Ma c’è un tema più scivoloso: nel manuale rivolto ai master viene suggerito di far precedere l’inizio del gioco da una consultazione con i giocatori circa le “aspettative di gioco”, che includono anche e soprattutto la trattazione di temi sensibili (sesso, violenza ecc..). Si chiede di stilare una lista di “hard and soft limits”, ovvero di argomenti da evitare assolutamente o trattare con cautela, e di individuare un segnale, ad esempio una mano alzata o un gesto particolare, che i giocatori possano usare nel caso si sentano a disagio durante una scena di gioco per chiedere di adeguarla, senza dover spiegare necessariamente il perché. Ora, se da una parte può essere corretto un ‘trigger warning’ per avvisare i giocatori che la narrazione potrebbe includere argomenti delicati e scene violente, chi gioca da tempo sa che una delle regole non scritte fondamentali del gioco, forse la principale, è che il Dungeon master è l’unico ad avere voce in capitolo circa lo svolgimento della storia, e che sono i giocatori a doversi adeguare, e non il contrario: vien da sé che se ognuno potesse a suo piacimento modificare la trama dell’avventura, verrebbe meno il ruolo stesso del master. Come se uno spettatore che non ama le scene violente chiedesse a Quentin Tarantino di eliminarle dalla sceneggiatura o ai gestori del cinema di fermare la proiezione, quando, semplicemente, basterebbe evitare di vedere un film che è presentato esplicitamente come violento.
“Il gioco è diventato lentamente più inclusivo — scrivono gli autori nella prefazione al nuovo manuale — e, man mano che la base di giocatori è diventata più diversificata, il pool di creatori che realizzano il gioco si è ampliato per includere persone con una gamma più ampia di identità e background.

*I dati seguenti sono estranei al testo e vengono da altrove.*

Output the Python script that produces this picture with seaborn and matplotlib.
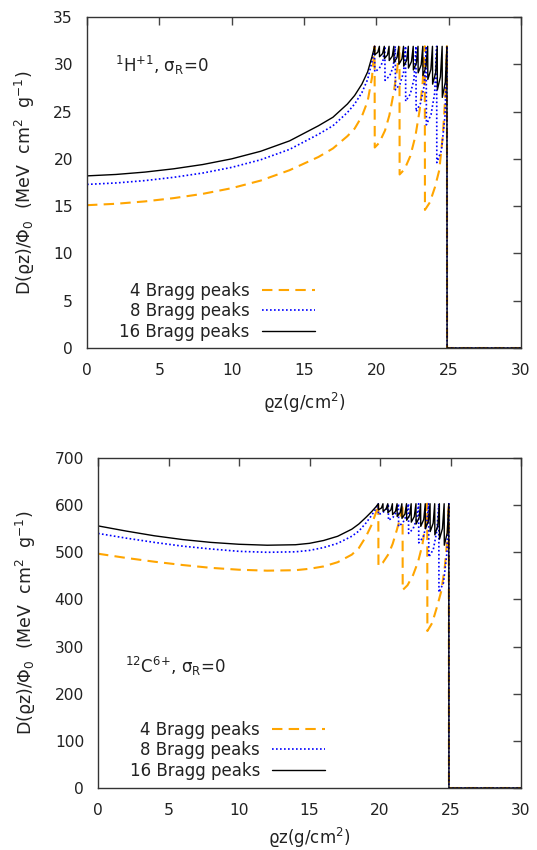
import matplotlib
matplotlib.use("Agg")
import matplotlib.pyplot as plt
import seaborn as sns
import pandas as pd

# ---------------- data: proton (top) ----------------
h4_x = [0, 2, 4, 6, 8, 10, 12, 14, 15, 16, 17, 18, 18.5, 19, 19.4, 19.7, 19.88,
        19.89, 20.2, 20.6, 20.9, 21.2, 21.45, 21.6,
        21.61, 21.95, 22.35, 22.7, 23.0, 23.2, 23.35,
        23.36, 23.7, 24.05, 24.35, 24.6, 24.78, 24.88,
        24.89, 30]
h4_y = [15.1, 15.25, 15.5, 15.85, 16.3, 16.9, 17.7, 18.8, 19.5, 20.2, 21.1, 22.4, 23.2, 24.5, 26.1, 28.6, 31.9,
        21.2, 21.7, 23.0, 24.6, 27.0, 29.6, 31.9,
        18.35, 18.9, 20.3, 22.4, 25.2, 28.0, 31.9,
        14.6, 15.4, 17.0, 18.8, 22.5, 27.0, 31.9,
        0, 0]

h8_x = [0, 2, 4, 6, 8, 10, 12, 14, 15, 16, 17, 18, 18.5, 19, 19.4, 19.7, 19.88,
        19.89, 20.2, 20.45, 20.59,
        20.6, 20.92, 21.17, 21.31,
        21.32, 21.63, 21.88, 22.02,
        22.03, 22.35, 22.6, 22.74,
        22.75, 23.06, 23.31, 23.45,
        23.46, 23.78, 24.03, 24.17,
        24.18, 24.5, 24.75, 24.88,
        24.89, 30]
h8_y = [17.3, 17.45, 17.7, 18.05, 18.5, 19.1, 19.9, 21.0, 21.8, 22.6, 23.5, 24.9, 25.8, 27.0, 28.4, 30.3, 31.9,
        29.2, 29.55, 30.28, 31.9,
        28.3, 28.77, 29.74, 31.9,
        27.3, 27.9, 29.14, 31.9,
        26.1, 26.85, 28.42, 31.9,
        25.0, 25.9, 27.76, 31.9,
        23.6, 24.68, 26.92, 31.9,
        19.6, 20.9, 24.6, 31.9,
        0, 0]

h16_x = [0, 2, 4, 6, 8, 10, 12, 14, 15, 16, 17, 18, 18.5, 19, 19.4, 19.7, 19.88,
         19.89, 20.1, 20.21, 20.22, 20.43, 20.55, 20.56, 20.77, 20.88,
         20.89, 21.1, 21.21, 21.22, 21.43, 21.55, 21.56, 21.77, 21.88,
         21.89, 22.1, 22.21, 22.22, 22.43, 22.55, 22.56, 22.77, 22.88,
         22.89, 23.1, 23.21, 23.22, 23.43, 23.55, 23.56, 23.77, 23.88,
         23.89, 24.1, 24.21, 24.22, 24.43, 24.55, 24.56, 24.77, 24.88,
         24.89, 30]
h16_y = [18.2, 18.35, 18.6, 18.95, 19.4, 20.0, 20.8, 21.9, 22.7, 23.5, 24.4, 25.8, 26.7, 27.9, 29.2, 30.8, 31.9,
         31.0, 31.27, 31.9, 30.8, 31.13, 31.9, 30.6, 30.99, 31.9,
         30.4, 30.85, 31.9, 30.2, 30.71, 31.9, 30.0, 30.57, 31.9,
         29.8, 30.43, 31.9, 29.6, 30.29, 31.9, 29.4, 30.15, 31.9,
         29.1, 29.94, 31.9, 28.8, 29.73, 31.9, 28.4, 29.45, 31.9,
         27.9, 29.1, 31.9, 27.3, 28.68, 31.9, 26.5, 28.12, 31.9,
         0, 0]

# ---------------- data: carbon (bottom) ----------------
c4_x = h4_x
c4_y = [497, 488, 480, 473, 467, 463, 461, 462, 465, 470, 479, 495, 509, 533, 558, 583, 603,
        471, 478, 496, 518, 548, 575, 603,
        420, 430, 452, 480, 515, 553, 603,
        333, 350, 385, 418, 470, 530, 603,
        0, 0]

c8_x = h8_x
c8_y = [540, 530, 521, 513, 507, 502, 500, 501, 504, 510, 519, 534, 545, 562, 578, 592, 603,
        580, 584, 592, 603,
        568, 574, 586, 603,
        555, 563, 579, 603,
        540, 550, 571, 603,
        520, 532, 560, 603,
        490, 506, 545, 603,
        415, 435, 500, 603,
        0, 0]

c16_x = h16_x
c16_y = [556, 545, 535, 527, 521, 517, 515, 516, 519, 525, 534, 549, 560, 574, 586, 596, 603,
         590, 593.9, 603, 587, 591.8, 603, 584, 589.7, 603,
         580, 586.9, 603, 576, 584.1, 603, 572, 581.3, 603,
         568, 578.5, 603, 564, 575.7, 603, 560, 572.9, 603,
         555, 569.4, 603, 550, 565.9, 603, 544, 561.7, 603,
         537, 556.8, 603, 528, 550.5, 603, 515, 541.4, 603,
         0, 0]

series_labels = ["4 Bragg peaks", "8 Bragg peaks", "16 Bragg peaks"]
x_ticks = [0, 5, 10, 15, 20, 25, 30]
h_yticks = [0, 5, 10, 15, 20, 25, 30, 35]
c_yticks = [0, 100, 200, 300, 400, 500, 600, 700]

# ---------------- style ----------------
sns.set_style("white")
plt.rcParams["font.family"] = ["DejaVu Sans"]
plt.rcParams["mathtext.fontset"] = "dejavusans"
plt.rcParams["mathtext.default"] = "regular"
plt.rcParams["font.size"] = 12

FS = 12
TFS = 11.2
TXT = "#222222"

styles = [
    dict(color="#FFA500", lw=1.5, dashes=(5, 3)),
    dict(color="#0000FF", lw=1.2, dashes=(1, 1.4)),
    dict(color="black", lw=1.0, dashes=None),
]

fig = plt.figure(figsize=(5.37, 8.5), dpi=100)
ax1 = fig.add_axes([87 / 537, (850 - 348) / 850, (521 - 87) / 537, (348 - 17) / 850])
ax2 = fig.add_axes([98 / 537, (850 - 788) / 850, (521 - 98) / 537, (788 - 458) / 850])


def draw(ax, xs, ys, ylim, yticks, note, note_xy, leg_anchor, xpad):
    for (x, y), lab, st in zip(zip(xs, ys), series_labels, styles):
        df = pd.DataFrame({"x": x, "y": y})
        sns.lineplot(data=df, x="x", y="y", ax=ax, estimator=None, sort=False,
                     color=st["color"], linewidth=st["lw"], label=lab)
        l = ax.get_lines()[-1]
        if st["dashes"] is not None:
            l.set_dashes(st["dashes"])
    ax.set_xlim(0, 30)
    ax.set_ylim(*ylim)
    ax.set_xticks(x_ticks)
    ax.set_yticks(yticks)
    ax.tick_params(direction="in", top=True, right=True, length=5.5, width=1,
                   color="#444444", labelcolor=TXT, labelsize=TFS)
    ax.tick_params(axis="x", pad=10.5)
    ax.tick_params(axis="y", pad=10)
    for s in ax.spines.values():
        s.set_color("#333333")
        s.set_linewidth(1.0)
    ax.set_xlabel("ϱz(g/cm$^2$)", fontsize=FS, color=TXT, labelpad=xpad)
    ax.set_ylabel("D(ϱz)/Φ$_0$  (MeV  cm$^2$  g$^{-1}$)", fontsize=12.5, color=TXT, labelpad=12)
    ax.text(note_xy[0], note_xy[1], note, transform=ax.transAxes, fontsize=FS,
            color=TXT, ha="left", va="center")
    leg = ax.legend(loc="lower right", bbox_to_anchor=leg_anchor, frameon=False,
                    markerfirst=False, handlelength=3.2, handletextpad=0.7,
                    labelspacing=0.15, borderpad=0, borderaxespad=0, fontsize=FS)
    for t in leg.get_texts():
        t.set_color(TXT)


draw(ax1, [h4_x, h8_x, h16_x], [h4_y, h8_y, h16_y], (0, 35), h_yticks,
     "$^{1}$H$^{+1}$, σ$_{R}$=0", (0.065, 0.855), (0.525, 0.022), 9.5)
draw(ax2, [c4_x, c8_x, c16_x], [c4_y, c8_y, c16_y], (0, 700), c_yticks,
     "$^{12}$C$^{6}$$^{+}$, σ$_{R}$=0", (0.065, 0.367), (0.537, 0.025), 6)

fig.savefig("out.png", dpi=100)
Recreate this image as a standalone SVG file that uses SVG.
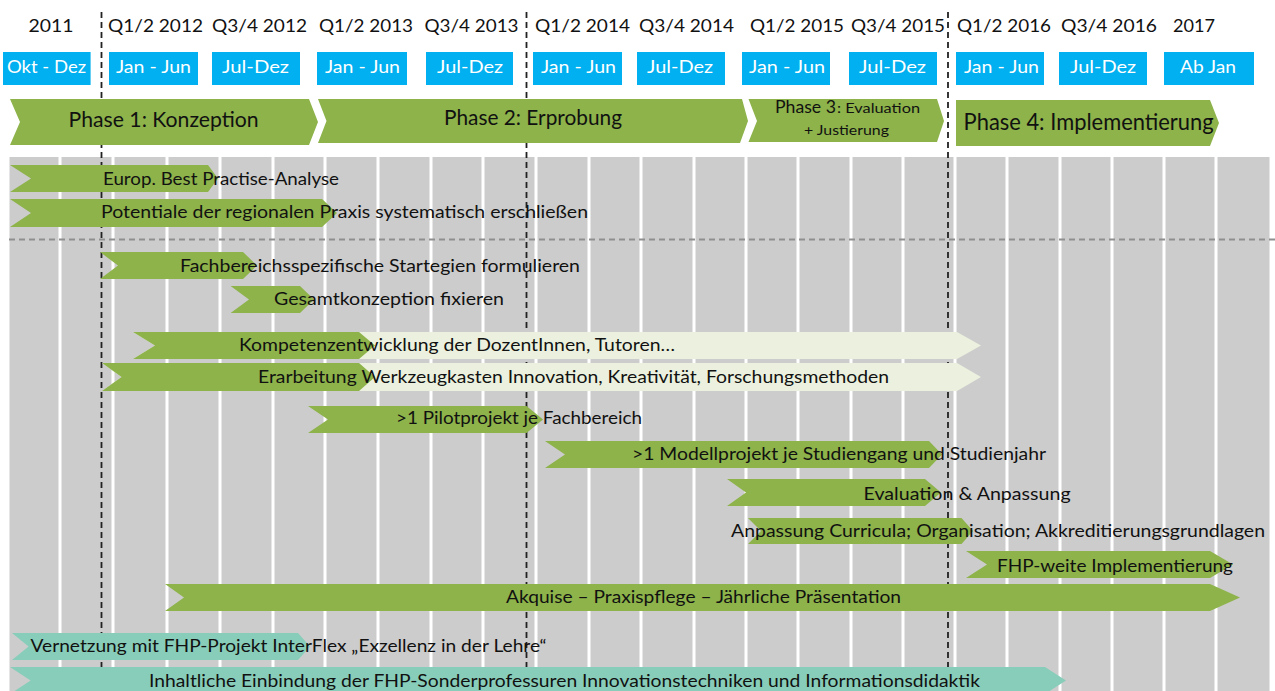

Man mano che questi nuovi creatori rendono il gioco più accogliente, esso ha attirato nuovi fan che, a loro volta, continuano a renderlo più inclusivo”. Si potrebbe essere quasi tentati, come hanno fatto in tanti, di accusare gli editori di aver ceduto all’ideologia ‘woke’. Ma, a pensare veramente male (ciò per cui si fa peccato, ma spesso si indovina), si ha un po’ l’idea che, dopo il clamoroso flop della quarta edizione uscita nel 2008, tutta questa svolta verso l’inclusività sia dunque non già, o non solo, un nobile intento, ma una sorta di “ethics washing” volto ad attrarre nuovi giocatori. Un modo per sdoganare il gioco di ruolo anche fra i meno esperti, sfruttando anche il gancio offerto dalla popolare serie tv ‘Stranger Things’ i cui protagonisti si ritrovano spesso attorno al tavolo da gioco. Con buona pace di chi, a quel tavolo, siede da anni accettandone consapevolmente tutte le regole.